Set down the lines that begin at the top of the records and end with the line containing "edgecolor='#DCDCDC', hatch='\\\\\\\\', lw=0, zorder=0.2))", and drop every picture.

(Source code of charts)
"""
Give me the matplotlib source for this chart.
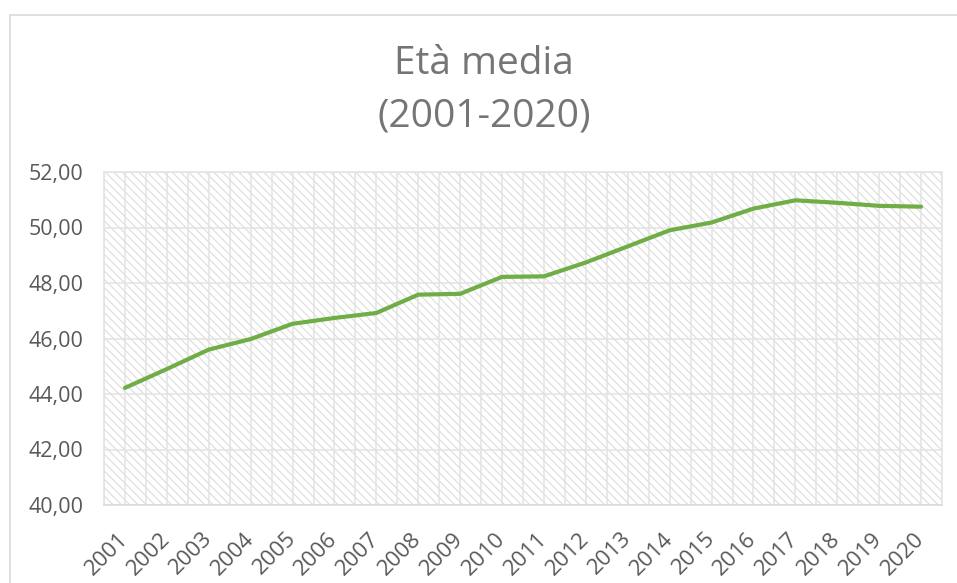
import matplotlib
matplotlib.use("Agg")
import matplotlib.pyplot as plt
from matplotlib.patches import Rectangle
from matplotlib.ticker import FuncFormatter, MultipleLocator

years = [str(y) for y in range(2001, 2021)]
eta_media = [44.22, 44.90, 45.60, 45.98, 46.53, 46.74, 46.92, 47.58, 47.61, 48.22,
             48.24, 48.74, 49.32, 49.90, 50.18, 50.68, 50.98, 50.89, 50.78, 50.75]

plt.rcParams['font.family'] = ['Open Sans', 'DejaVu Sans']
plt.rcParams['hatch.linewidth'] = 0.8

fig = plt.figure(figsize=(9.57, 5.83), dpi=100)
ax = fig.add_axes([104 / 957, 1 - 505 / 583, (942 - 104) / 957, (505 - 172) / 583])

# chart area border (runs off the right/bottom edge like the screenshot)
fig.add_artist(Rectangle((10 / 957, -0.1), 1.2, 1 - 15 / 583 + 0.1, transform=fig.transFigure,
                         fill=False, edgecolor='#D9D9D9', lw=1.2))

x = list(range(1, len(years) + 1))

# hatched plot area background
ax.add_patch(Rectangle((0, 0), 1, 1, transform=ax.transAxes, facecolor='white',
                       edgecolor='#DCDCDC', hatch='\\\\\\\\', lw=0, zorder=0.2))

ax.plot(x, eta_media, color='#70AD47', lw=3, solid_capstyle='round', zorder=3)

ax.set_xlim(0.5, len(years) + 0.5)
ax.set_ylim(40, 52)
ax.yaxis.set_major_locator(MultipleLocator(2))
ax.yaxis.set_major_formatter(FuncFormatter(lambda v, p: f"{v:.2f}".replace('.', ',')))
ax.set_xticks(x)
ax.set_xticks([i + 0.5 for i in range(0, len(years) + 1)], minor=True)
ax.set_xticklabels(years, rotation=45, ha='right', va='center', rotation_mode='anchor')

ax.set_axisbelow(True)
ax.grid(True, which='both', axis='x', color='#E3E3E3', lw=1.1)
ax.grid(True, which='major', axis='y', color='#E3E3E3', lw=1.1)

ax.tick_params(axis='both', which='both', length=0, colors='#595959')
ax.tick_params(axis='y', pad=15, labelsize=15.5)
ax.tick_params(axis='x', pad=22, labelsize=16)
for s in ax.spines.values():
    s.set_color('#E3E3E3')
    s.set_linewidth(1.1)
ax.spines['bottom'].set_color('#D9D9D9')

fig.text(484 / 957, 1 - 64 / 583, "Età media", ha='center', va='center',
         fontsize=28, color='#757575')
fig.text(484 / 957, 1 - 116 / 583, "(2001-2020)", ha='center', va='center',
         fontsize=28, color='#757575')

fig.savefig('out.png', dpi=100, facecolor='white')
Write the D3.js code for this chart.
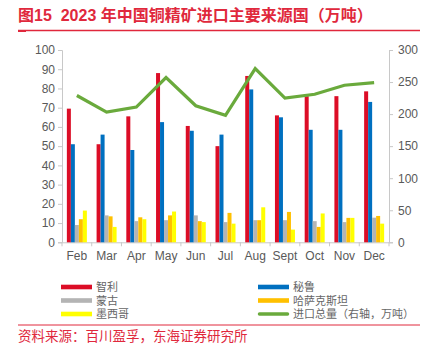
"""
RIGHT ANSWER »
Give me the matplotlib source for this chart.
import matplotlib
matplotlib.use("Agg")
import matplotlib.pyplot as plt
from matplotlib.patches import Rectangle
from matplotlib.ticker import FuncFormatter, MultipleLocator

years = [str(y) for y in range(2001, 2021)]
eta_media = [44.22, 44.90, 45.60, 45.98, 46.53, 46.74, 46.92, 47.58, 47.61, 48.22,
             48.24, 48.74, 49.32, 49.90, 50.18, 50.68, 50.98, 50.89, 50.78, 50.75]

plt.rcParams['font.family'] = ['Open Sans', 'DejaVu Sans']
plt.rcParams['hatch.linewidth'] = 0.8

fig = plt.figure(figsize=(9.57, 5.83), dpi=100)
ax = fig.add_axes([104 / 957, 1 - 505 / 583, (942 - 104) / 957, (505 - 172) / 583])

# chart area border (runs off the right/bottom edge like the screenshot)
fig.add_artist(Rectangle((10 / 957, -0.1), 1.2, 1 - 15 / 583 + 0.1, transform=fig.transFigure,
                         fill=False, edgecolor='#D9D9D9', lw=1.2))

x = list(range(1, len(years) + 1))

# hatched plot area background
ax.add_patch(Rectangle((0, 0), 1, 1, transform=ax.transAxes, facecolor='white',
                       edgecolor='#DCDCDC', hatch='\\\\\\\\', lw=0, zorder=0.2))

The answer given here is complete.